Data entries:
□ □ □
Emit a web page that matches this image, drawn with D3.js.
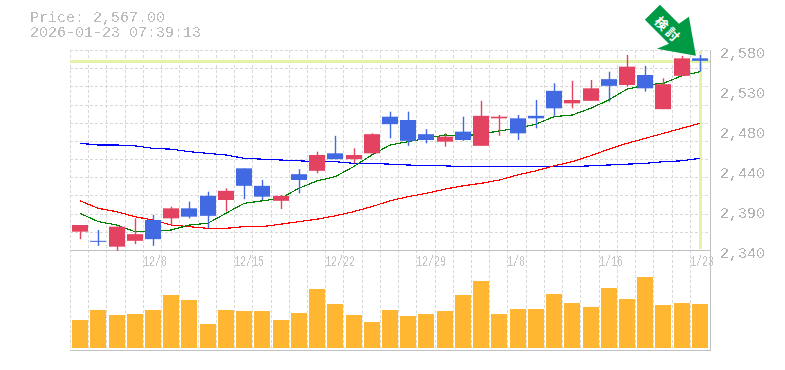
<!DOCTYPE html>
<html>
<head>
<meta charset="utf-8">
<script src="https://cdn.jsdelivr.net/npm/d3@7/dist/d3.min.js"></script>
<style>
html, body { margin: 0; padding: 0; background: #fff; }
svg { display: block; }
text { font-family: "Liberation Mono", monospace; }
</style>
</head>
<body>
<svg id="chart" width="785" height="370"></svg>
<script>
// Daily candles, oldest first
const opens  = [2362,2351,2344,2351,2376,2378,2390,2405,2400,2438,2417,2399,2431,2435,2456,2449,2456,2500,2496,2479,2470,2482,2465,2498,2498,2501,2531,2516,2519,2545,2538,2550,2509,2549,2570];
const closes = [2370,2350,2368,2359,2353,2390,2380,2381,2411,2417,2404,2405,2424,2454,2449,2454,2479,2491,2471,2472,2476,2472,2501,2500,2480,2498,2510,2520,2534,2537,2560,2534,2539,2570,2567];
const highs  = [2370,2364,2368,2378,2382,2392,2398,2410,2414,2438,2424,2406,2437,2458,2477,2462,2480,2506,2506,2485,2480,2500,2519,2502,2502,2520,2540,2543,2544,2554,2574,2561,2546,2573,2574];
const lows   = [2353,2345,2339,2347,2345,2370,2378,2366,2386,2401,2400,2389,2408,2432,2449,2444,2456,2474,2465,2468,2464,2471,2465,2477,2472,2486,2501,2510,2519,2518,2536,2530,2509,2549,2554];

// Moving averages
const maShort = [2384,2374,2370,2362,2362,2364,2370,2372,2384,2396,2399,2402,2414,2423,2428,2440,2454,2466,2470,2474,2478,2477,2479,2483,2486,2491,2500,2502,2510,2520,2533,2538,2540,2549,2554];
const maMid   = [2399,2390,2386,2380,2376,2370,2368,2366,2366,2368,2368,2371,2374,2377,2381,2386,2392,2399,2404,2408,2413,2417,2420,2424,2430,2435,2441,2446,2453,2461,2468,2474,2480,2486,2492];
const maLong  = [2468,2466,2466,2465,2462,2461,2458,2456,2454,2450,2449,2448,2447,2446,2446,2444,2444,2443,2442,2441,2441,2440,2440,2440,2440,2440,2440,2440,2441,2442,2443,2444,2446,2447,2450];

// Volume, arbitrary units
const volumes = [28,38,33,34,38,53,48,24,38,37,37,28,35,59,44,33,26,38,32,34,37,53,67,34,39,39,54,45,41,60,49,71,43,45,44];

// Tick labels
const priceTicks = [2580,2532,2484,2436,2388,2340];
const priceLabels = ["2,580","2,530","2,480","2,440","2,390","2,340"];
const dateTickIndex = [4,9,14,19,24,29,34];
const dateLabels = ["12/8","12/15","12/22","12/29","1/8","1/16","1/23"];

const currentPrice = 2567;
const headerLines = ["Price: 2,567.00","2026-01-23 07:39:13"];
const arrowLabel = ["検","討"];

const svg = d3.select("#chart");

// Scales
let x = d3.scaleBand().domain(d3.range(35)).range([71, 709]);
let y = d3.scaleLinear().domain([2340, 2580]).range([250, 50]);
let yGrid = d3.scaleLinear().domain([0, 11]).range([250, 50]);
let yVol = d3.scaleLinear().domain([0, 100]).range([348, 248]);
let cx = i => x(i) + x.step() / 2;
let barW = 16;

// Threshold filter so the text comes out jagged like the original
let defs = svg.append("defs");
defs.append("filter").attr("id", "hard")
    .attr("x", 0).attr("y", 0).attr("width", 1).attr("height", 1)
    .append("feComponentTransfer")
    .append("feFuncA").attr("type", "discrete").attr("tableValues", "0 0 1 1");

// Grid
let grid = svg.append("g")
    .attr("stroke", "#d8d8d8")
    .attr("stroke-dasharray", "3,2")
    .attr("shape-rendering", "crispEdges");
grid.selectAll(".h").data(d3.range(1, 12)).enter().append("line")
    .attr("x1", 70).attr("x2", 710)
    .attr("y1", d => Math.round(yGrid(d)) + 0.5)
    .attr("y2", d => Math.round(yGrid(d)) + 0.5);
grid.selectAll(".v").data(d3.range(35)).enter().append("line")
    .attr("x1", d => Math.round(x(d)) - 0.5)
    .attr("x2", d => Math.round(x(d)) - 0.5)
    .attr("y1", 50).attr("y2", 350);

// Frame
let frame = svg.append("g").attr("stroke", "#c0c0c0").attr("shape-rendering", "crispEdges");
frame.append("line").attr("x1", 70).attr("x2", 711).attr("y1", 250.5).attr("y2", 250.5);
frame.append("line").attr("x1", 70).attr("x2", 711).attr("y1", 350.5).attr("y2", 350.5);
frame.append("line").attr("x1", 710.5).attr("x2", 710.5).attr("y1", 50).attr("y2", 351);

// Current price highlight
let hl = svg.append("g").attr("stroke", "#e3f4a8").attr("stroke-width", 3).attr("shape-rendering", "crispEdges");
hl.append("line").attr("x1", 70).attr("x2", 710).attr("y1", Math.round(y(currentPrice))).attr("y2", Math.round(y(currentPrice)));
hl.append("line").attr("x1", cx(34) + 0.5).attr("x2", cx(34) + 0.5).attr("y1", 51).attr("y2", 249);

// Volume bars
svg.selectAll(".vol").data(volumes).enter().append("rect")
    .attr("class", "vol")
    .attr("x", (d, i) => Math.round(cx(i) - barW / 2))
    .attr("width", barW)
    .attr("y", d => yVol(d))
    .attr("height", d => yVol(0) - yVol(d))
    .attr("fill", "#ffb732");

// Moving average lines
let lineGen = d3.line().x((d, i) => cx(i)).y(d => y(d));
[[maLong, "#0000ff"], [maMid, "#ff0000"], [maShort, "#008000"]].forEach(function(s) {
    svg.append("path")
        .attr("d", lineGen(s[0]))
        .attr("fill", "none")
        .attr("stroke", s[1])
        .attr("stroke-width", 1.2)
        .attr("shape-rendering", "crispEdges");
});

// Candles
let colorOf = i => closes[i] >= opens[i] ? "#e34360" : "#4169e1";
let candles = svg.selectAll(".candle").data(d3.range(35)).enter().append("g").attr("class", "candle");
candles.append("line")
    .attr("x1", i => Math.round(cx(i)) + 0.5).attr("x2", i => Math.round(cx(i)) + 0.5)
    .attr("y1", i => y(highs[i])).attr("y2", i => y(lows[i]))
    .attr("stroke", colorOf)
    .attr("stroke-width", 1.4);
candles.append("rect")
    .attr("x", i => Math.round(cx(i) - barW / 2))
    .attr("width", barW)
    .attr("y", i => y(Math.max(opens[i], closes[i])))
    .attr("height", i => Math.max(1, Math.abs(y(opens[i]) - y(closes[i]))))
    .attr("fill", colorOf);

// Price axis
let priceAxis = d3.axisRight(y).tickValues(priceTicks).tickSize(0).tickPadding(0)
    .tickFormat((d, i) => priceLabels[i]);
let pa = svg.append("g").attr("transform", "translate(720,3)").attr("filter", "url(#hard)").call(priceAxis);
pa.select(".domain").remove();
pa.selectAll("text").attr("font-size", 15).attr("fill", "#b4b4b4").style("font-family", '"Liberation Mono", monospace');

// Date labels
svg.append("g").attr("filter", "url(#hard)").selectAll(".date").data(dateLabels).enter().append("text")
    .attr("x", (d, i) => Math.round(x(dateTickIndex[i])) - 1)
    .attr("y", 266)
    .attr("font-size", 15)
    .attr("fill", "#c4c4c4")
    .attr("textLength", d => d.length * 6)
    .attr("lengthAdjust", "spacingAndGlyphs")
    .text(d => d);

// Header
svg.append("g").attr("filter", "url(#hard)").selectAll(".head").data(headerLines).enter().append("text")
    .attr("x", 30)
    .attr("y", (d, i) => 22 + i * 15)
    .attr("font-size", 15)
    .attr("fill", "#bcbcbc")
    .text(d => d);

// Arrow pointing at the last candle, positioned from its tip
let tipX = cx(34) - 4, tipY = y(currentPrice) - 5;
let arrow = svg.append("g").attr("transform", "translate(" + tipX + "," + tipY + ")");
arrow.append("path")
    .attr("d", "M0,0L-39,-7L-27,-12L-51,-36L-36,-51L-17,-32L-7,-39Z")
    .attr("fill", "#009944");
arrow.selectAll("text").data(arrowLabel).enter().append("text")
    .attr("transform", (d, i) => "translate(" + (-34 + i * 11) + "," + (-33 + i * 11) + ") rotate(45)")
    .attr("text-anchor", "middle")
    .attr("dominant-baseline", "central")
    .attr("font-size", 13)
    .attr("font-weight", "bold")
    .attr("fill", "#fff")
    .style("font-family", '"Noto Sans CJK JP"')
    .text(d => d);
</script>
</body>
</html>
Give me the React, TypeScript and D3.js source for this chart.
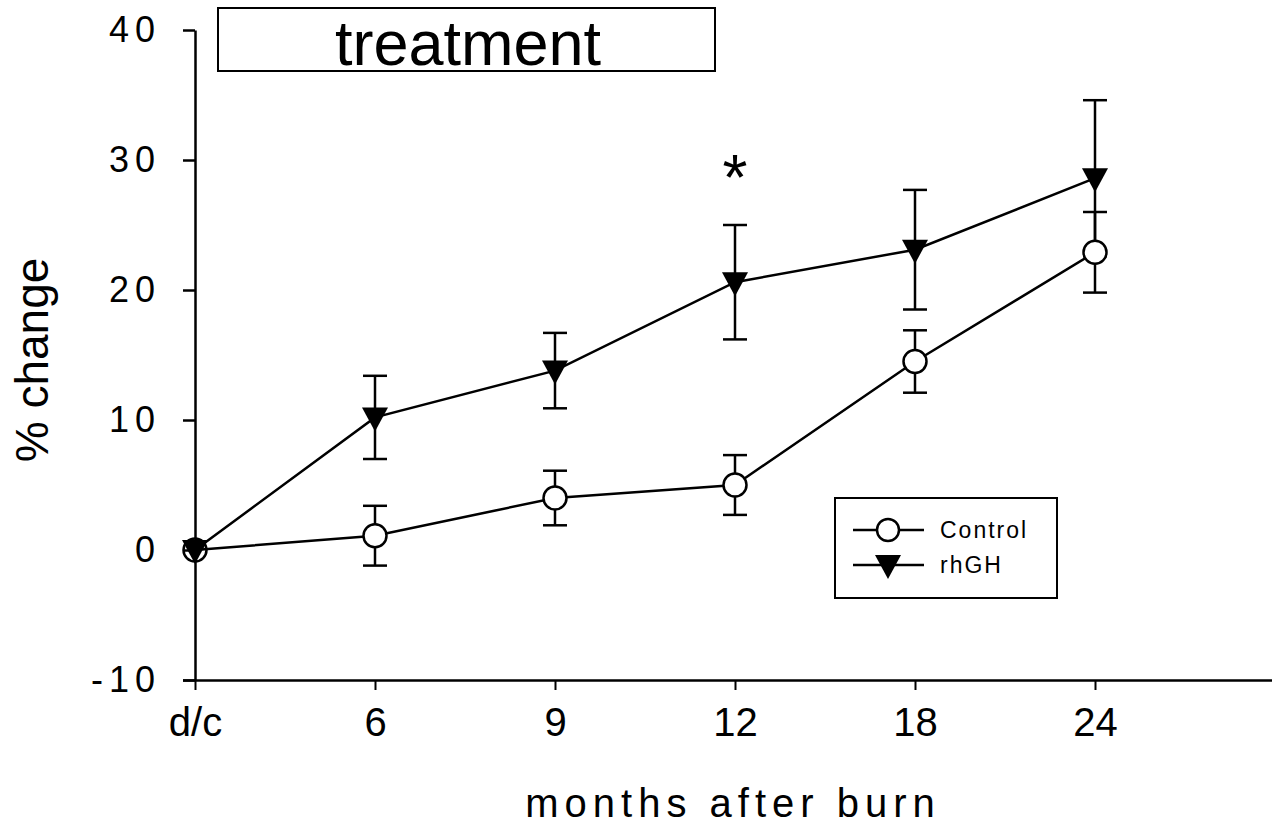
import React, { useEffect, useRef } from 'react';
import * as d3 from 'd3';

const categories = ['d/c', '6', '9', '12', '18', '24'];
const controlMean = [0, 1.1, 4.0, 5.0, 14.5, 22.9];
const controlErr = [0, 2.3, 2.1, 2.3, 2.4, 3.1];
const rhghMean = [0, 10.2, 13.8, 20.6, 23.1, 28.6];
const rhghErr = [0, 3.2, 2.9, 4.4, 4.6, 6.0];
const yTicks = [-10, 0, 10, 20, 30, 40];

const App = () => {
  const svgRef = useRef<SVGSVGElement>(null);

  useEffect(() => {
    const svg = d3.select(svgRef.current);
    svg.selectAll('*').remove();

    const x = d3.scaleLinear().domain([0, 6]).range([195, 1275]);
    const y = d3.scaleLinear().domain([-10, 40]).range([680, 30]);
    const font = '"Liberation Sans", Arial, sans-serif';
    const narrow = '"Liberation Sans Narrow", "Liberation Sans", Arial, sans-serif';

    // axes
    const yAxis = svg.append('g')
      .attr('transform', 'translate(195,0)')
      .call(d3.axisLeft(y).tickValues(yTicks).tickFormat(d => String(d))
        .tickSize(12).tickSizeOuter(0).tickPadding(22));
    yAxis.select('.domain').attr('stroke', '#000').attr('stroke-width', 2.5);
    yAxis.selectAll('.tick line').attr('stroke', '#000').attr('stroke-width', 2.5);
    yAxis.selectAll('.tick text')
      .attr('font-family', font).attr('font-size', 36).attr('letter-spacing', 6)
      .attr('fill', '#000');

    const xAxis = svg.append('g')
      .attr('transform', 'translate(0,680)')
      .call(d3.axisBottom(x).tickValues(d3.range(categories.length))
        .tickFormat(i => categories[i as number]).tickSize(10).tickSizeOuter(0).tickPadding(18));
    xAxis.select('.domain').attr('d', `M183,0.5H1272`).attr('stroke', '#000').attr('stroke-width', 2.5);
    xAxis.selectAll('.tick line').attr('stroke', '#000').attr('stroke-width', 2);
    xAxis.selectAll('.tick text')
      .attr('font-family', narrow).attr('font-size', 40).attr('fill', '#000');

    svg.append('text')
      .attr('x', 733).attr('y', 817)
      .attr('text-anchor', 'middle')
      .attr('font-family', font).attr('font-size', 40).attr('letter-spacing', 6)
      .text('months after burn');

    svg.append('text')
      .attr('transform', 'translate(48,360) rotate(-90)')
      .attr('text-anchor', 'middle')
      .attr('font-family', font).attr('font-size', 46)
      .text('% change');

    // title box
    svg.append('rect')
      .attr('x', 218).attr('y', 8).attr('width', 497).attr('height', 63)
      .attr('fill', 'none').attr('stroke', '#000').attr('stroke-width', 2);
    svg.append('text')
      .attr('x', 468).attr('y', 65)
      .attr('text-anchor', 'middle')
      .attr('font-family', font).attr('font-size', 63)
      .text('treatment');

    const line = d3.line<number>().x((_, i) => x(i)).y(d => y(d));

    const drawErr = (mean: number[], err: number[]) => {
      mean.forEach((m, i) => {
        if (!err[i]) return;
        const g = svg.append('g').attr('stroke', '#000').attr('stroke-width', 2.5);
        g.append('line').attr('x1', x(i)).attr('x2', x(i)).attr('y1', y(m - err[i])).attr('y2', y(m + err[i]));
        [m - err[i], m + err[i]].forEach(v => {
          g.append('line').attr('x1', x(i) - 12).attr('x2', x(i) + 12).attr('y1', y(v)).attr('y2', y(v));
        });
      });
    };

    drawErr(rhghMean, rhghErr);
    drawErr(controlMean, controlErr);

    svg.append('path').datum(rhghMean).attr('d', line)
      .attr('fill', 'none').attr('stroke', '#000').attr('stroke-width', 2.5);
    svg.append('path').datum(controlMean).attr('d', line)
      .attr('fill', 'none').attr('stroke', '#000').attr('stroke-width', 2.5);

    const tri = (cx: number, cy: number) =>
      `M${cx - 13},${cy - 10}L${cx + 13},${cy - 10}L${cx},${cy + 14}Z`;

    rhghMean.forEach((m, i) => {
      svg.append('path').attr('d', tri(x(i), y(m))).attr('fill', '#000');
    });
    controlMean.forEach((m, i) => {
      svg.append('circle').attr('cx', x(i)).attr('cy', y(m)).attr('r', 11.5)
        .attr('fill', i === 0 ? 'none' : '#fff').attr('stroke', '#000').attr('stroke-width', 2.5);
    });

    // significance
    svg.append('text')
      .attr('x', x(3)).attr('y', 200)
      .attr('text-anchor', 'middle')
      .attr('font-family', font).attr('font-size', 64)
      .text('*');

    // legend
    const lg = svg.append('g');
    lg.append('rect').attr('x', 835).attr('y', 498).attr('width', 222).attr('height', 100)
      .attr('fill', '#fff').attr('stroke', '#000').attr('stroke-width', 2);
    [{ name: 'Control', ly: 530 }, { name: 'rhGH', ly: 565 }].forEach((d, k) => {
      lg.append('line').attr('x1', 853).attr('x2', 924).attr('y1', d.ly).attr('y2', d.ly)
        .attr('stroke', '#000').attr('stroke-width', 2.5);
      if (k === 0) {
        lg.append('circle').attr('cx', 888).attr('cy', d.ly).attr('r', 11)
          .attr('fill', '#fff').attr('stroke', '#000').attr('stroke-width', 2.5);
      } else {
        lg.append('path').attr('d', tri(888, d.ly)).attr('fill', '#000');
      }
      lg.append('text').attr('x', 940).attr('y', d.ly + 8)
        .attr('font-family', font).attr('font-size', 23).attr('letter-spacing', 2)
        .text(d.name);
    });
  }, []);

  return <svg ref={svgRef} width={1280} height={828} style={{ display: 'block', position: 'absolute', left: 0, top: 0, background: '#fff' }} />;
};

export default App;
□ □ □
** Exercise goal **
Transcribe only the lines from the line holding "Give me the" through the line holding "svg.selectAll('*').remove();", inclusive, without any of the pictures.

** Task solution **
Give me the React, TypeScript and D3.js source for this chart.
import React, { useEffect, useRef } from 'react';
import * as d3 from 'd3';

const categories = ['d/c', '6', '9', '12', '18', '24'];
const controlMean = [0, 1.1, 4.0, 5.0, 14.5, 22.9];
const controlErr = [0, 2.3, 2.1, 2.3, 2.4, 3.1];
const rhghMean = [0, 10.2, 13.8, 20.6, 23.1, 28.6];
const rhghErr = [0, 3.2, 2.9, 4.4, 4.6, 6.0];
const yTicks = [-10, 0, 10, 20, 30, 40];

const App = () => {
  const svgRef = useRef<SVGSVGElement>(null);

  useEffect(() => {
    const svg = d3.select(svgRef.current);
    svg.selectAll('*').remove();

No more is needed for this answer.